"""
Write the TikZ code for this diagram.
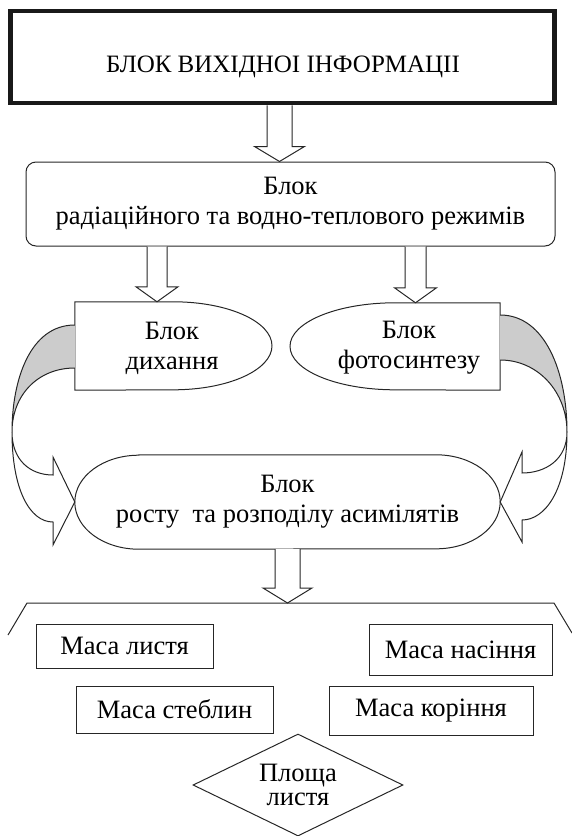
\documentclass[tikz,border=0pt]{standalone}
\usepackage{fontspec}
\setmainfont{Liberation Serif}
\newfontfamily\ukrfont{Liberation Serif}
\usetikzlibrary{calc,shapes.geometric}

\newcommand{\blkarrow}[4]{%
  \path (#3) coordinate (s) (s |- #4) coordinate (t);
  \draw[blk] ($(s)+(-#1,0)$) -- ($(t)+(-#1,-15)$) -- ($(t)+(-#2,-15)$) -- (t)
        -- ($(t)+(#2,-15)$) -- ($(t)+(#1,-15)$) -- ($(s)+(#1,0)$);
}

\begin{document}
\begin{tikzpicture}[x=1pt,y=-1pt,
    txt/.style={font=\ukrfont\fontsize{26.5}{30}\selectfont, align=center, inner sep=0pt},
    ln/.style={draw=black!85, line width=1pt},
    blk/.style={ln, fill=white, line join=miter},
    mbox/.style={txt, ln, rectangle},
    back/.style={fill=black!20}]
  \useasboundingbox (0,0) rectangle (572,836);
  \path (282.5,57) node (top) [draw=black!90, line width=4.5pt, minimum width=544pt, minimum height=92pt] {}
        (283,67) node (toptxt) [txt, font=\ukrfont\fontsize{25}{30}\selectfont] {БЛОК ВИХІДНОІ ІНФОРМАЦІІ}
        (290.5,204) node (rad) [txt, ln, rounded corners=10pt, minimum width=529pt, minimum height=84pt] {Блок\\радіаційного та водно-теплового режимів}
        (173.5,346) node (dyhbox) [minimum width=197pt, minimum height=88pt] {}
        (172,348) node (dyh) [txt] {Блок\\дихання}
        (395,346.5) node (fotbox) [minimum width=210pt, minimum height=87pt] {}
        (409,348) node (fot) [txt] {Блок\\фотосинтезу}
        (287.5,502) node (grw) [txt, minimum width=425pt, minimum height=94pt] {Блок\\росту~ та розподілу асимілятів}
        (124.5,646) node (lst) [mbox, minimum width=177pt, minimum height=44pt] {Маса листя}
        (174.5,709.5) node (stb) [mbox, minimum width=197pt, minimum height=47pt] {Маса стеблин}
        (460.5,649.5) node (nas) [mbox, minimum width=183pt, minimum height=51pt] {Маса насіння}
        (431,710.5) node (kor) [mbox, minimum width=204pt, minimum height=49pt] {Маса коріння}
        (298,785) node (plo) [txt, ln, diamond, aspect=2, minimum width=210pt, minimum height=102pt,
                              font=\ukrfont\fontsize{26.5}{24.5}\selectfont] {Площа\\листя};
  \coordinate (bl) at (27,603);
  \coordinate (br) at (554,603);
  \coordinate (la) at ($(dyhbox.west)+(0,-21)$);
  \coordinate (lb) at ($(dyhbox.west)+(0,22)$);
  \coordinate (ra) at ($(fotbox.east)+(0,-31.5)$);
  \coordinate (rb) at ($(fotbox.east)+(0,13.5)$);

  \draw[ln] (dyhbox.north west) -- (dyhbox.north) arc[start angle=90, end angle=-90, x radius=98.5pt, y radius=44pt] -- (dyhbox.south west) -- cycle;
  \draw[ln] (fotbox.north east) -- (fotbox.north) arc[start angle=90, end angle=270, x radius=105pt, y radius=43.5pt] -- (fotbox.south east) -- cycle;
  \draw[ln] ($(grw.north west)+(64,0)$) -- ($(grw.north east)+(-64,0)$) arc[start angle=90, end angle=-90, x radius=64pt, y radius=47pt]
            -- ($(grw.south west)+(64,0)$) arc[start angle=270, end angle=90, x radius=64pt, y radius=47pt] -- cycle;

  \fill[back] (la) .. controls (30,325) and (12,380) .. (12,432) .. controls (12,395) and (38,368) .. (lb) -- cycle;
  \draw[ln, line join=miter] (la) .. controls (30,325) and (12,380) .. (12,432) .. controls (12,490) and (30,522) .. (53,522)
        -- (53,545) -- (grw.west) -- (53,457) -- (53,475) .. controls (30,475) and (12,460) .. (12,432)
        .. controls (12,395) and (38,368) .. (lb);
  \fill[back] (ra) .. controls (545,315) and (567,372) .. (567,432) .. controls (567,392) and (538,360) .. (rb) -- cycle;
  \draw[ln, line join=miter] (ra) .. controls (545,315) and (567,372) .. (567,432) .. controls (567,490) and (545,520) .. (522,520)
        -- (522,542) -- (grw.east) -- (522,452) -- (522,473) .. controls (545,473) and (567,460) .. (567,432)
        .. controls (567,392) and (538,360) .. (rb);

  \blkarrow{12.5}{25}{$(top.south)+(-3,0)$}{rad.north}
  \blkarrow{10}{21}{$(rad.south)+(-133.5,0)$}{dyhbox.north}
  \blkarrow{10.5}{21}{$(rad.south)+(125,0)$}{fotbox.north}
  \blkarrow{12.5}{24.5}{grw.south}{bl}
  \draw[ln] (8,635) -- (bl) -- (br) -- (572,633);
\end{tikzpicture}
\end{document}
"""
"""
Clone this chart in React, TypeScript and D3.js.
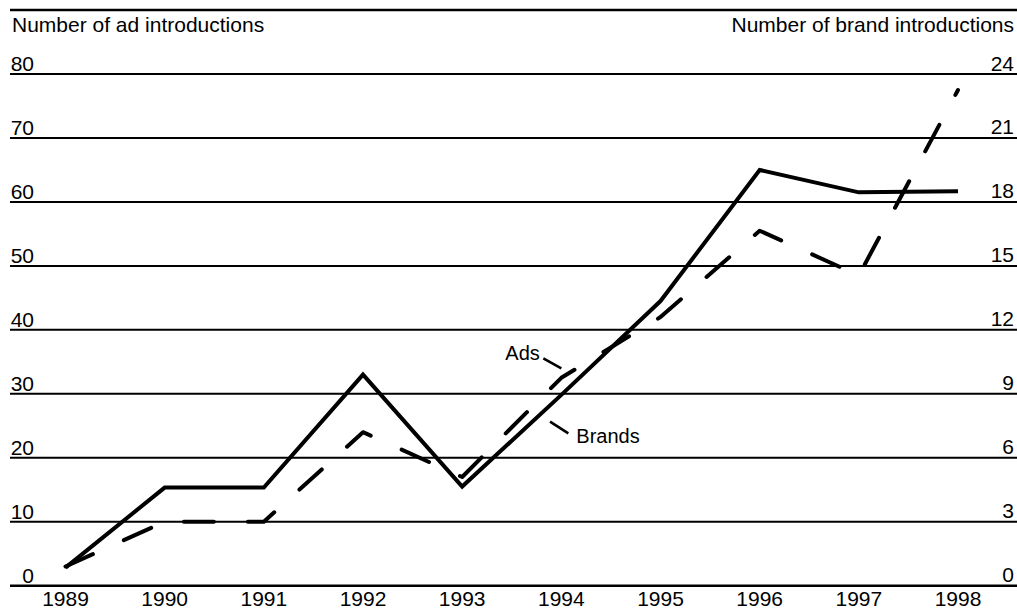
"""
"""
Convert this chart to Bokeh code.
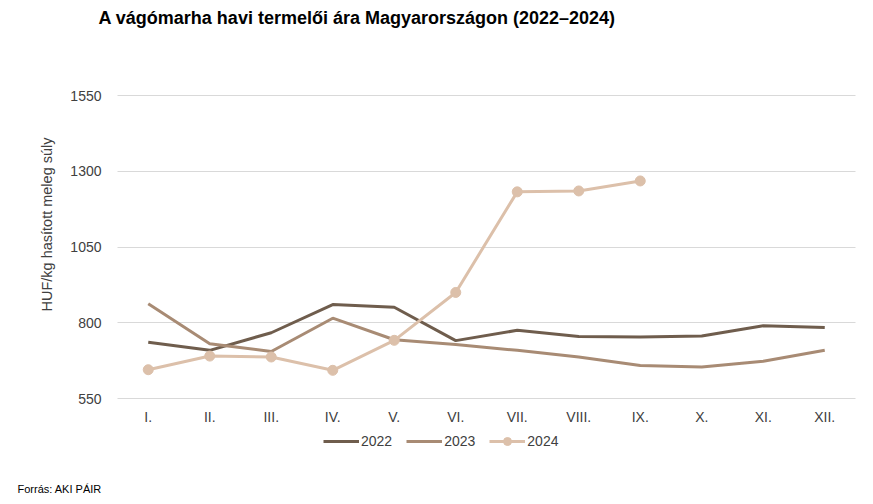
"""
> WHAT YOU ARE ASKED TO DO:
For the material, find the number of lines holding the word "this" and give that figure and nothing more.

> TASK ANSWER:
3